* **RECORDED INFORMATION**
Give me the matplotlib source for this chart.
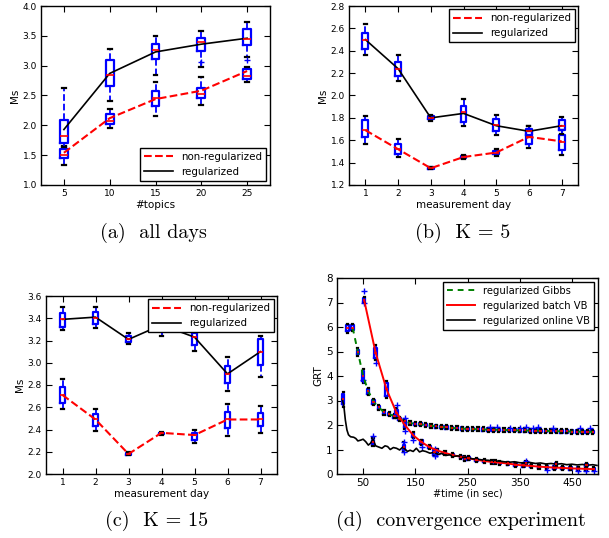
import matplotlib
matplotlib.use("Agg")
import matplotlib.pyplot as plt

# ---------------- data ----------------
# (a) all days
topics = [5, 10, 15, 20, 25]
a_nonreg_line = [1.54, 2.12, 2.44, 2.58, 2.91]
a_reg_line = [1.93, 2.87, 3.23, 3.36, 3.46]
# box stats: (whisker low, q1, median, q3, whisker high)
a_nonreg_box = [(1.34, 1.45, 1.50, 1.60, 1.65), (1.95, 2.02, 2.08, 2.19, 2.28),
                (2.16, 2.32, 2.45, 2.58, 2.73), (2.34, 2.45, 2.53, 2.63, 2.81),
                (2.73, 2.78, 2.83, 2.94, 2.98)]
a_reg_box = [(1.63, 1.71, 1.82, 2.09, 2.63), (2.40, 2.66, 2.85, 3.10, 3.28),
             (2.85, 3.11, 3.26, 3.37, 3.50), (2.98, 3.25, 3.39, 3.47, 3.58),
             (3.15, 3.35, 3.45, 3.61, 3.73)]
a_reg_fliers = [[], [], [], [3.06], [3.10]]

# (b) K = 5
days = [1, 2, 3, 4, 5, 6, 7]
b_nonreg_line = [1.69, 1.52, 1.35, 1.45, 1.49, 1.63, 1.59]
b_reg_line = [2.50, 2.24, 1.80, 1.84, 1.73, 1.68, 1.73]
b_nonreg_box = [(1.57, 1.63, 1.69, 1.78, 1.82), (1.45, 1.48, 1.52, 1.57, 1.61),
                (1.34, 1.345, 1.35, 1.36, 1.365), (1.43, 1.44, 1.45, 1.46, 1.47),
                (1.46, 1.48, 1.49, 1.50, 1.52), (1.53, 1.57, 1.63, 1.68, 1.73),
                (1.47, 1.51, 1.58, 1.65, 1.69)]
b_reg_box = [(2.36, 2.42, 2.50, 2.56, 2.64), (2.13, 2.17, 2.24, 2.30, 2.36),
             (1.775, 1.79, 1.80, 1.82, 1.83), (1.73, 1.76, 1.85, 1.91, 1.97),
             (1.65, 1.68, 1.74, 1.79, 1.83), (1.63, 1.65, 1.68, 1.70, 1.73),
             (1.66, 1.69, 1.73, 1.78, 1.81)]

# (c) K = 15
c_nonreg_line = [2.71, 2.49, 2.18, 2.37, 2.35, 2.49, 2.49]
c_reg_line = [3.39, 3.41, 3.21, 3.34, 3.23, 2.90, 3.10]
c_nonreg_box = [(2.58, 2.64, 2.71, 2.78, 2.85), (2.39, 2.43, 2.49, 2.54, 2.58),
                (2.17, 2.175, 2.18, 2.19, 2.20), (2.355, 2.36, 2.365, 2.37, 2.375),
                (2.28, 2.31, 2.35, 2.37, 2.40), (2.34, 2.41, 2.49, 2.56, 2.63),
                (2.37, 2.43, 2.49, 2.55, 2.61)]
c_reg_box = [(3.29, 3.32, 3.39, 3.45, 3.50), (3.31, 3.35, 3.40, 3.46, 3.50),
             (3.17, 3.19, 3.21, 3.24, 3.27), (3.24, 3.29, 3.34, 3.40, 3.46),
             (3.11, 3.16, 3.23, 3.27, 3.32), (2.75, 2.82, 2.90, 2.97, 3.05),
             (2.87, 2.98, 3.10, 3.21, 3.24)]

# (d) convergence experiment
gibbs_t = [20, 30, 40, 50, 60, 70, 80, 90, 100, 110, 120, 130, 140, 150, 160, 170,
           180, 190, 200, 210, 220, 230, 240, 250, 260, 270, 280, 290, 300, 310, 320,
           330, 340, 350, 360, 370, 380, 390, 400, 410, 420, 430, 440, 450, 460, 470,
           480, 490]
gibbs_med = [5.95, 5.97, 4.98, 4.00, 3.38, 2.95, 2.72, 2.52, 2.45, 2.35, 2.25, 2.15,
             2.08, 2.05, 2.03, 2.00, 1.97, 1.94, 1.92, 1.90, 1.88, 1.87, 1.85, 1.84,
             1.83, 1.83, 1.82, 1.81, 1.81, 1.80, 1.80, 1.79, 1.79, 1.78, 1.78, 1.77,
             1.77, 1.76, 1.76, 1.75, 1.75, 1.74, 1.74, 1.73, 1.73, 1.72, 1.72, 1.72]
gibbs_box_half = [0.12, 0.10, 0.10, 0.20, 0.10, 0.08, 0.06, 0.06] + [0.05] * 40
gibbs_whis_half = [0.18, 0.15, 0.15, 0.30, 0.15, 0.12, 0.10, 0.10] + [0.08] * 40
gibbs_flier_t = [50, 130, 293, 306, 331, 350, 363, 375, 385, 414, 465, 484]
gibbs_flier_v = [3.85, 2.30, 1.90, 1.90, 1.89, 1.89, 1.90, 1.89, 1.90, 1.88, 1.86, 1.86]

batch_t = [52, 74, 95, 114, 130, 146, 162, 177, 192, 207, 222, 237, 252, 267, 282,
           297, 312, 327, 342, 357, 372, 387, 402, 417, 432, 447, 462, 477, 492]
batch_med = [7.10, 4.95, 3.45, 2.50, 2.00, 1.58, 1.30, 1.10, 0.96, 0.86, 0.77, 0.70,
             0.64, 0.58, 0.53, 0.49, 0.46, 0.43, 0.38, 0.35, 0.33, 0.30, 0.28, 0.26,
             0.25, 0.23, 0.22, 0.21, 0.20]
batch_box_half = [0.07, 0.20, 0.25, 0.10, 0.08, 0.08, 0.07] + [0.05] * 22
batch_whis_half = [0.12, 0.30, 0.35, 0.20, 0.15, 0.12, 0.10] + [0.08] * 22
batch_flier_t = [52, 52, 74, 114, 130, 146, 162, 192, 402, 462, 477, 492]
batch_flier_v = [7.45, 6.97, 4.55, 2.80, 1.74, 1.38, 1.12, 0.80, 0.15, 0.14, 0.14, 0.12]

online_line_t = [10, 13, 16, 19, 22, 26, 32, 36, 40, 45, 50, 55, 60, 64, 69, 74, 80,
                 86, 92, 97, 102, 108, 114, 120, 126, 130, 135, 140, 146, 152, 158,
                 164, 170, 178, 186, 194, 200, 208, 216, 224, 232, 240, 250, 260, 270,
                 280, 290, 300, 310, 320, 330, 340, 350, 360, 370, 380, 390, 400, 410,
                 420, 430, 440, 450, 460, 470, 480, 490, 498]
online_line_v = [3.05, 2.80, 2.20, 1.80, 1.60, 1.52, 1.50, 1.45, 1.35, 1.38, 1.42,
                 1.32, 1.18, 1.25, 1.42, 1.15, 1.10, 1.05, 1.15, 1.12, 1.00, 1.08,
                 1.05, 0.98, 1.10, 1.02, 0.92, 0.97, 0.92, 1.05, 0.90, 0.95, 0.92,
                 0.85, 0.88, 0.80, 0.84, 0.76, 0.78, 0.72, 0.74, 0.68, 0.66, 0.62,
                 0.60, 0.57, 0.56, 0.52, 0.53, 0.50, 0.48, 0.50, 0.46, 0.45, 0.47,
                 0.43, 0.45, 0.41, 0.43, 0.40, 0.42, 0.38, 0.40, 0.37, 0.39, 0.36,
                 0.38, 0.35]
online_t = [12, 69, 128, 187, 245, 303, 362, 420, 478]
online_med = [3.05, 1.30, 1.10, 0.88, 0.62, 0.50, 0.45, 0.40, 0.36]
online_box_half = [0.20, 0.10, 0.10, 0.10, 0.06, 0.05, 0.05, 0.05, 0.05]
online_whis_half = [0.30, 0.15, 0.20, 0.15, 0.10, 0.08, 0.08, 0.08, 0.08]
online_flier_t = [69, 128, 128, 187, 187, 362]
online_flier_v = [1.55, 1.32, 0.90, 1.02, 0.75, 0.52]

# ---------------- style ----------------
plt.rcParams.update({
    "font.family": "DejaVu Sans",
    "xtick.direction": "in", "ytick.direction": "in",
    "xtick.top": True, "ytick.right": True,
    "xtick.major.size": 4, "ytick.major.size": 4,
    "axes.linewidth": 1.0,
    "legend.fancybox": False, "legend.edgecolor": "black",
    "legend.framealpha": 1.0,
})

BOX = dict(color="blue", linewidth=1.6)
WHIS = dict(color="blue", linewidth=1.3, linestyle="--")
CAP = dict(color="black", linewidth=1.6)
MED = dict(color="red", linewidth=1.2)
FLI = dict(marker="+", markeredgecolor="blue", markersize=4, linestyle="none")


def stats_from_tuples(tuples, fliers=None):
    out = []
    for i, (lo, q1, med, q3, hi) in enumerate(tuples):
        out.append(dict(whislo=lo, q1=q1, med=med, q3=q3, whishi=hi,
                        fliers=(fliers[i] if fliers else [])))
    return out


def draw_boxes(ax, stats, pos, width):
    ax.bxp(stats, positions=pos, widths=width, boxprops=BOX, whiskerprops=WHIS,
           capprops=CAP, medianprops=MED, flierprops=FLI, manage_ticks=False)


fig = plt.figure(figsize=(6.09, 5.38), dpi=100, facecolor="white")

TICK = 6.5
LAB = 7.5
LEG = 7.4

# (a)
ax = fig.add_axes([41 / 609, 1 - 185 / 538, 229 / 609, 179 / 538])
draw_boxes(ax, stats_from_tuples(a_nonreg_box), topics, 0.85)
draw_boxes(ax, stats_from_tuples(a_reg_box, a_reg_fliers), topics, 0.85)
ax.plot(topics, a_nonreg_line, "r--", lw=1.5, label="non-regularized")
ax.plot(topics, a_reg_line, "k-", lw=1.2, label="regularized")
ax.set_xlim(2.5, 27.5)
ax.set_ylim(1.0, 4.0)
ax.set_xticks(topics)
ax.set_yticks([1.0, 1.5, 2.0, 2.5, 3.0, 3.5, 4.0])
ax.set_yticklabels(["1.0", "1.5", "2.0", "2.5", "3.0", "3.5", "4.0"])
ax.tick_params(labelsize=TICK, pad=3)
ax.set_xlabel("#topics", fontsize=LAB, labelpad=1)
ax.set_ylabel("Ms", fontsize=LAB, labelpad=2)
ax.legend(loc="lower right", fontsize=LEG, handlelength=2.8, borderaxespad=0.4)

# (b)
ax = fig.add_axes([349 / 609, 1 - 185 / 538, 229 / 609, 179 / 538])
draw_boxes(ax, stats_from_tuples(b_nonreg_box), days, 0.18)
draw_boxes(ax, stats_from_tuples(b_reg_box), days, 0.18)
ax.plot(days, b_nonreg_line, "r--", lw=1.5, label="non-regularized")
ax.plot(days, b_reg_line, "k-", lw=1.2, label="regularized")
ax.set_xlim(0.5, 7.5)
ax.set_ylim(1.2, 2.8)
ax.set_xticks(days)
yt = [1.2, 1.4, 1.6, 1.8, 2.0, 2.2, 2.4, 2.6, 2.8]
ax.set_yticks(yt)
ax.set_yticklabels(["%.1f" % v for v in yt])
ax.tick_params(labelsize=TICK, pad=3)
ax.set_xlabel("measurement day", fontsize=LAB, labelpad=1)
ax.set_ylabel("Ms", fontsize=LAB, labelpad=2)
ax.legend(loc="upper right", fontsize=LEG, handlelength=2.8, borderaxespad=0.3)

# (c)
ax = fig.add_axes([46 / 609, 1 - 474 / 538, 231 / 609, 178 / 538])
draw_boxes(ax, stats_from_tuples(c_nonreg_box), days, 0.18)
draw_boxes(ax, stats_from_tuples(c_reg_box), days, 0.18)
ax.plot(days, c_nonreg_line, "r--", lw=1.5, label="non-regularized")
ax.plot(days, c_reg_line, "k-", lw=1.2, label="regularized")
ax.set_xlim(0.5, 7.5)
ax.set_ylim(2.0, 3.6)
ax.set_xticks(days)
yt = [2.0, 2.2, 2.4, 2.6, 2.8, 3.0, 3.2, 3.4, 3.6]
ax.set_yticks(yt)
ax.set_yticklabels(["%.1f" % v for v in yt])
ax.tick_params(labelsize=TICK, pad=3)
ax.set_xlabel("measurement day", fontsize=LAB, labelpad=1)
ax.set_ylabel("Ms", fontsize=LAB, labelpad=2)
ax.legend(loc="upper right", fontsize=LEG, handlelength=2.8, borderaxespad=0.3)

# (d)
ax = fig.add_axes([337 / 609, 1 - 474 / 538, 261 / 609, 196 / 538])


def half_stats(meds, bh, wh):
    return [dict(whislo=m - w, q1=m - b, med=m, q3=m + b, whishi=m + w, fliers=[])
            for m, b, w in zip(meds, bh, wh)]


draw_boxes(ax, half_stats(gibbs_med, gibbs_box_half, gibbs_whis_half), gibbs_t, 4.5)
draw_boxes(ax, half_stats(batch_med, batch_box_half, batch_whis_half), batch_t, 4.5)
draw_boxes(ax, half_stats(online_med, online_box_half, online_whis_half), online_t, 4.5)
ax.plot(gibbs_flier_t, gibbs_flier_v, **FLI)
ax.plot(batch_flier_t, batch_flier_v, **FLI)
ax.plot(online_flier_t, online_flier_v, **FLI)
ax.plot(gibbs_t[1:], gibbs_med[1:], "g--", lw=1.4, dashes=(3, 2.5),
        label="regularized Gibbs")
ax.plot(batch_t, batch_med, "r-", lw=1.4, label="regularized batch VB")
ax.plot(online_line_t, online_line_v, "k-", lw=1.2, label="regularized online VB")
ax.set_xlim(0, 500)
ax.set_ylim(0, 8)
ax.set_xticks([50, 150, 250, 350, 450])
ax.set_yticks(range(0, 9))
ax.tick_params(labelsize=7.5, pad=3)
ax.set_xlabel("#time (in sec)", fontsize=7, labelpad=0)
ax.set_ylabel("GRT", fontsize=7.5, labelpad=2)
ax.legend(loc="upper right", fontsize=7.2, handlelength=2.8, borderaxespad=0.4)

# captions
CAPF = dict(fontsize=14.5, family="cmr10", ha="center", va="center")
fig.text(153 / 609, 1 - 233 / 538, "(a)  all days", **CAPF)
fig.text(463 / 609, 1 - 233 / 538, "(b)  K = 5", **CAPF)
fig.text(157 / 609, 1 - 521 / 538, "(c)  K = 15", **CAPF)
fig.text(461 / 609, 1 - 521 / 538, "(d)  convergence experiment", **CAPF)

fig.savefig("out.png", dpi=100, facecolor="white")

* **REQUIREMENTS**
Give again, word for word, every line from the top of the data above to the line holding "import matplotlib.pyplot as plt", inclusive, with the pictures left out.

* **PROBLEM SOLUTION**
Give me the matplotlib source for this chart.
import matplotlib
matplotlib.use("Agg")
import matplotlib.pyplot as plt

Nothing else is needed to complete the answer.